Tuesday, November 23, 2010

Campbell Soup Q1 2011 Results



Campbell Soups gave Q1 results today and they disappointed the market. I was struck by how their statement, if married with Heinz numbers -a few days earlier- create a illustrative microcosm of what is going on in the global economy.



 
Firstly, Campbell Soup talked about a difficult consumer environment in ready-to-serve and condensed eating soups. In fact, they referred to it as being subject to ‘extraordinary competitive activity’. Volumes appear to be ok, but pricing isn’t. Furthermore, whilst they had stepped up their promotional profile, they stated that they didn’t match some of the promotional activity. The latter point probably goes some way to explaining why their promotions had had limited market impact. They also referred to the need to re-assess how consumer tastes were changing.

However, it isn’t just the softness in the North American Consumer that concerns them. They also referenced upcoming commodity cost inflation.

Frankly this doesn’t surprise me, because commodity prices (particularly softs) have been rising recently. For example…

Wheat

Corn

Butter

…and this will inevitably put pressure on margins.


Clearly, the issue of commodity price inflation is not isolated to Campbell Soup. However, Heinz had a much more upbeat message


 
…which was characterised by strong growth in emerging markets.

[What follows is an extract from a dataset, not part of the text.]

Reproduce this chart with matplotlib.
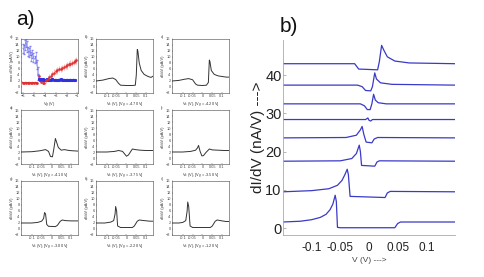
import matplotlib
matplotlib.use("Agg")
import matplotlib.pyplot as plt

plt.rcParams['font.family'] = ['Liberation Sans', 'DejaVu Sans']

# ---------------- data: panel a) sub-plot a (max dI/dV vs Vg) ----------------
blue_hi_vg = [-6.05, -5.95, -5.85, -5.75, -5.65, -5.55, -5.45, -5.35, -5.25,
              -5.15, -5.05, -4.95, -4.85, -4.75, -4.68, -4.62]
blue_hi_val = [13.0, 12.5, 14.0, 15.0, 13.5, 12.0, 11.5, 12.2, 10.2,
               11.0, 10.0, 9.2, 10.0, 7.5, 5.5, 3.2]
blue_hi_err = [1.5, 1.6, 1.8, 1.5, 1.7, 1.5, 1.4, 1.6, 1.5,
               1.4, 1.5, 1.3, 1.6, 1.4, 1.2, 0.8]
blue_lo_vg = [-4.55, -4.45, -4.35, -4.25, -4.15, -4.05, -3.95, -3.85, -3.75,
              -3.6, -3.45, -3.3, -3.15, -3.0, -2.85, -2.7, -2.55, -2.4, -2.25,
              -2.1, -1.95, -1.8, -1.65, -1.5, -1.35, -1.2]
blue_lo_val = [2.6, 2.5, 2.7, 2.4, 2.6, 2.5, 2.4, 2.6, 2.5,
               2.4, 2.5, 2.6, 2.4, 2.5, 2.4, 2.5, 2.6, 2.4, 2.5,
               2.4, 2.5, 2.4, 2.5, 2.4, 2.5, 2.4]
red_vg = [-6.05, -5.9, -5.75, -5.6, -5.45, -5.3, -5.15, -5.0, -4.85, -4.7,
          -4.5, -4.35, -4.2, -4.05, -3.9, -3.75, -3.6, -3.45, -3.3, -3.15,
          -3.0, -2.85, -2.7, -2.55, -2.4, -2.25, -2.1, -1.95, -1.8, -1.65,
          -1.5, -1.35, -1.2, -1.1]
red_val = [1.5, 1.4, 1.5, 1.4, 1.5, 1.4, 1.5, 1.4, 1.5, 1.4,
           3.6, 1.6, 1.3, 1.5, 2.2, 2.8, 3.3, 3.8, 4.5, 4.8,
           5.2, 5.6, 5.9, 6.0, 6.5, 6.7, 7.0, 7.2, 7.6, 7.8,
           8.0, 8.3, 8.6, 8.9]
red_err = [0.3, 0.3, 0.3, 0.3, 0.3, 0.3, 0.3, 0.3, 0.3, 0.3,
           0.8, 0.4, 0.4, 0.5, 0.7, 0.8, 0.9, 1.0, 1.0, 1.1,
           1.0, 1.1, 1.0, 1.1, 1.0, 1.1, 1.0, 1.1, 1.0, 1.1,
           1.0, 1.1, 1.0, 1.1]

# ---------------- data: panels b)-i) (dI/dV vs Vs) ----------------
small_letters = ["b)", "c)", "d)", "e)", "f)", "g)", "h)", "i)"]
small_vg_labels = ["-4.70", "-4.20", "-4.10", "-3.75", "-3.50", "-3.00", "-2.20", "-1.20"]
small_v = [
    [-0.155, -0.12, -0.09, -0.07, -0.055, -0.04, -0.03, 0.0, 0.03, 0.045, 0.05, 0.055, 0.058, 0.065, 0.075, 0.09, 0.11, 0.125, 0.135],
    [-0.155, -0.12, -0.09, -0.07, -0.05, -0.035, -0.025, 0.0, 0.02, 0.03, 0.035, 0.038, 0.045, 0.06, 0.08, 0.1, 0.12, 0.135],
    [-0.155, -0.1, -0.06, -0.03, -0.015, -0.005, 0.005, 0.012, 0.02, 0.025, 0.035, 0.05, 0.065, 0.09, 0.11, 0.135],
    [-0.155, -0.1, -0.06, -0.04, -0.02, -0.005, 0.0, 0.01, 0.02, 0.03, 0.045, 0.07, 0.1, 0.135],
    [-0.155, -0.1, -0.06, -0.035, -0.025, -0.02, -0.012, -0.003, 0.005, 0.02, 0.035, 0.05, 0.08, 0.11, 0.135],
    [-0.155, -0.1, -0.07, -0.05, -0.04, -0.035, -0.03, -0.024, -0.015, 0.02, 0.03, 0.045, 0.055, 0.07, 0.1, 0.135],
    [-0.155, -0.11, -0.08, -0.065, -0.058, -0.055, -0.05, -0.045, -0.03, 0.03, 0.04, 0.055, 0.065, 0.09, 0.12, 0.135],
    [-0.155, -0.12, -0.1, -0.085, -0.078, -0.075, -0.07, -0.063, -0.05, 0.04, 0.05, 0.065, 0.075, 0.1, 0.12, 0.135],
]
small_g = [
    [2.0, 2.3, 2.8, 3.0, 2.5, 1.2, 0.6, 0.5, 0.5, 0.6, 4.0, 12.5, 12.0, 8.0, 5.5, 4.2, 3.5, 3.2, 3.6],
    [2.0, 2.2, 2.6, 2.8, 2.4, 1.0, 0.6, 0.5, 0.6, 1.5, 9.0, 8.5, 5.5, 4.2, 3.7, 3.5, 3.3, 3.3],
    [2.0, 2.1, 2.4, 2.8, 2.2, 0.5, 0.4, 3.0, 6.5, 5.5, 3.5, 2.6, 2.8, 2.5, 2.4, 2.3],
    [2.0, 2.0, 2.2, 2.5, 2.2, 1.0, 0.6, 1.0, 2.0, 3.0, 2.8, 2.6, 2.5, 2.5],
    [2.0, 2.0, 2.2, 2.6, 3.4, 4.2, 2.2, 0.7, 0.8, 2.0, 3.0, 2.7, 2.6, 2.5, 2.5],
    [2.0, 2.0, 2.2, 2.6, 3.5, 5.5, 5.0, 1.5, 0.9, 0.8, 1.2, 2.6, 3.0, 2.8, 2.7, 2.7],
    [2.0, 2.0, 2.3, 2.8, 5.0, 7.5, 6.0, 1.0, 0.5, 0.5, 1.0, 2.6, 3.0, 2.8, 2.6, 2.6],
    [2.0, 2.0, 2.2, 2.8, 6.0, 9.0, 7.5, 1.0, 0.5, 0.5, 1.0, 2.6, 3.0, 2.7, 2.5, 2.5],
]

# ---------------- data: panel b) (offset dI/dV curves) ----------------
b_v = [
    [-0.15, -0.12, -0.1, -0.085, -0.075, -0.068, -0.063, -0.059, -0.057, -0.055, -0.05, 0.045, 0.05, 0.055, 0.15],
    [-0.15, -0.1, -0.07, -0.055, -0.047, -0.042, -0.038, -0.036, -0.033, 0.028, 0.032, 0.037, 0.15],
    [-0.15, -0.05, -0.03, -0.022, -0.017, -0.015, -0.013, 0.01, 0.014, 0.018, 0.15],
    [-0.15, -0.04, -0.022, -0.015, -0.012, -0.009, -0.005, 0.005, 0.009, 0.015, 0.15],
    [-0.15, -0.006, -0.002, 0.0, 0.003, 0.006, 0.15],
    [-0.15, -0.015, -0.008, -0.003, 0.002, 0.005, 0.008, 0.011, 0.016, 0.03, 0.15],
    [-0.15, -0.02, -0.012, -0.006, 0.003, 0.006, 0.01, 0.013, 0.02, 0.04, 0.15],
    [-0.15, -0.025, -0.018, 0.015, 0.018, 0.022, 0.026, 0.032, 0.045, 0.07, 0.15],
]
b_g = [
    [1.6, 1.8, 2.2, 2.8, 3.6, 4.8, 6.3, 8.6, 7.0, 0.2, 0.1, 0.1, 1.2, 1.6, 1.6],
    [9.5, 9.8, 10.3, 11.2, 12.5, 14.0, 15.4, 14.0, 8.3, 8.0, 9.2, 9.6, 9.5],
    [17.5, 17.6, 18.2, 19.5, 21.7, 20.0, 16.4, 16.2, 17.3, 17.6, 17.5],
    [23.6, 23.7, 24.3, 25.7, 26.6, 24.5, 22.5, 22.3, 23.3, 23.7, 23.6],
    [28.4, 28.4, 28.8, 28.2, 28.0, 28.4, 28.4],
    [32.5, 32.5, 32.0, 31.0, 31.0, 32.5, 35.0, 33.5, 32.8, 32.5, 32.5],
    [37.4, 37.4, 37.0, 36.0, 35.9, 37.0, 40.6, 39.0, 38.0, 37.6, 37.4],
    [43.0, 43.0, 41.6, 41.4, 43.5, 47.8, 46.5, 44.8, 43.7, 43.2, 43.0],
]
b_yticks = [0, 10, 20, 30, 40]
b_xticks = [-0.1, -0.05, 0, 0.05, 0.1]
b_xticklabels = ["-0.1", "-0.05", "0", "0.05", "0.1"]
s_xticks = [-0.1, -0.05, 0, 0.05, 0.1]
s_xticklabels = ["-0.1", "-0.05", "0", "0.05", "0.1"]
s_yticks = [-2, 0, 2, 4, 6, 8, 10, 12, 14, 16]
a_xticks = [-6, -5, -4, -3, -2, -1]

W, H = 485, 277
fig = plt.figure(figsize=(W / 100, H / 100), dpi=100)
fig.patch.set_facecolor("white")


def px_axes(x0, y0, x1, y1):
    return fig.add_axes([x0 / W, 1 - y1 / H, (x1 - x0) / W, (y1 - y0) / H])


fig.text(16 / W, 1 - 25 / H, "a)", fontsize=15, color="#111111", va="baseline")
fig.text(280 / W, 1 - 32 / H, "b)", fontsize=15, color="#111111", va="baseline")

cols = [(21, 78), (96, 153), (172, 229)]
rows = [(39, 93), (110, 164), (181, 235)]
tfs = 2.8


def style_small(ax):
    for s in ax.spines.values():
        s.set_linewidth(0.4)
        s.set_color("#444444")
    ax.tick_params(labelsize=tfs, length=1, width=0.3, pad=1, colors="#444444", direction="in")


# subplot a
ax = px_axes(cols[0][0], rows[0][0], cols[0][1], rows[0][1])
ax.errorbar(red_vg, red_val, yerr=red_err, fmt="s", ms=0.8, color="#e03030", ecolor="#f08080",
            elinewidth=0.4, lw=0, capsize=0)
ax.plot(red_vg[:10], red_val[:10], color="#e03030", lw=1.0)
ax.errorbar(blue_hi_vg, blue_hi_val, yerr=blue_hi_err, fmt="-", ms=0.8, color="#6060e0",
            ecolor="#8080f0", elinewidth=0.4, lw=0.3, capsize=0.5)
ax.plot(blue_lo_vg, blue_lo_val, "s", ms=1.2, color="#3030e0")
ax.plot(blue_lo_vg, blue_lo_val, "-", lw=1.0, color="#3030e0")
ax.set_xlim(-6.2, -0.95)
ax.set_ylim(-2, 16)
ax.set_xticks(a_xticks)
ax.set_yticks(s_yticks)
style_small(ax)
ax.set_xlabel("V$_g$ (V)", fontsize=tfs, labelpad=1, color="#333333")
ax.set_ylabel("max dI/dV (pA/V)", fontsize=tfs, labelpad=1, color="#333333")
ax.text(-0.2, 1.02, "a)", transform=ax.transAxes, fontsize=tfs, color="#444444")

positions = [(0, 1), (0, 2), (1, 0), (1, 1), (1, 2), (2, 0), (2, 1), (2, 2)]
for k, (r, c) in enumerate(positions):
    ax = px_axes(cols[c][0], rows[r][0], cols[c][1], rows[r][1])
    ax.plot(small_v[k], small_g[k], color="#333333", lw=0.7)
    ax.set_xlim(-0.155, 0.135)
    ax.set_ylim(-2, 16)
    ax.set_xticks(s_xticks)
    ax.set_xticklabels(s_xticklabels)
    ax.set_yticks(s_yticks)
    style_small(ax)
    ax.set_xlabel("V$_s$ (V), [V$_g$ = " + small_vg_labels[k] + " V]", fontsize=tfs, labelpad=1,
                  color="#333333")
    ax.set_ylabel("dI/dV (pA/V)", fontsize=tfs, labelpad=1, color="#333333")
    ax.text(-0.2, 1.02, small_letters[k], transform=ax.transAxes, fontsize=tfs, color="#444444")

# panel b)
axb = px_axes(283, 40, 455, 235)
for vv, gg in zip(b_v, b_g):
    axb.plot(vv, gg, color="#3a3ac8", lw=0.9)
axb.set_xlim(-0.15, 0.15)
axb.set_ylim(-1.8, 49.2)
axb.set_yticks(b_yticks)
axb.set_xticks(b_xticks)
axb.set_xticklabels(b_xticklabels)
axb.spines["top"].set_visible(False)
axb.spines["right"].set_visible(False)
for s in ("left", "bottom"):
    axb.spines[s].set_color("#aaaaaa")
    axb.spines[s].set_linewidth(0.6)
axb.tick_params(axis="y", labelsize=10.5, length=2, width=0.5, colors="#999999", labelcolor="#222222",
                direction="in", pad=1)
axb.tick_params(axis="x", labelsize=8.5, length=0, colors="#999999", labelcolor="#222222", pad=5)
axb.set_ylabel("dI/dV (nA/V) --->", fontsize=11, color="#222222", labelpad=0)
axb.set_xlabel("V (V) --->", fontsize=6, color="#444444", labelpad=2)

fig.savefig("out.png", dpi=100, facecolor="white")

“Without question, emerging markets were the growth engine in the quarter and in the first half of the fiscal year. Emerging markets achieved double-digit organic sales growth of more than 10% in the quarter, enabling Heinz to deliver our 22nd consecutive quarter of organic sales growth.
The strong emerging markets sales growth was fueled by excellent results in China, India, Indonesia, and Russia. Overall, emerging markets generated 15% of the company's total sales in the second quarter, and have generated over 16% through the first half of fiscal 2011. “

 
So the key message is that consumer growth is occurring in emerging markets. The flipside of this is that, it is this very demand which is helping push up costs. As a general theme, the message is to be wary of commodity cost inflation, particularly if your end markets are focussed on protecting market share in Western markets.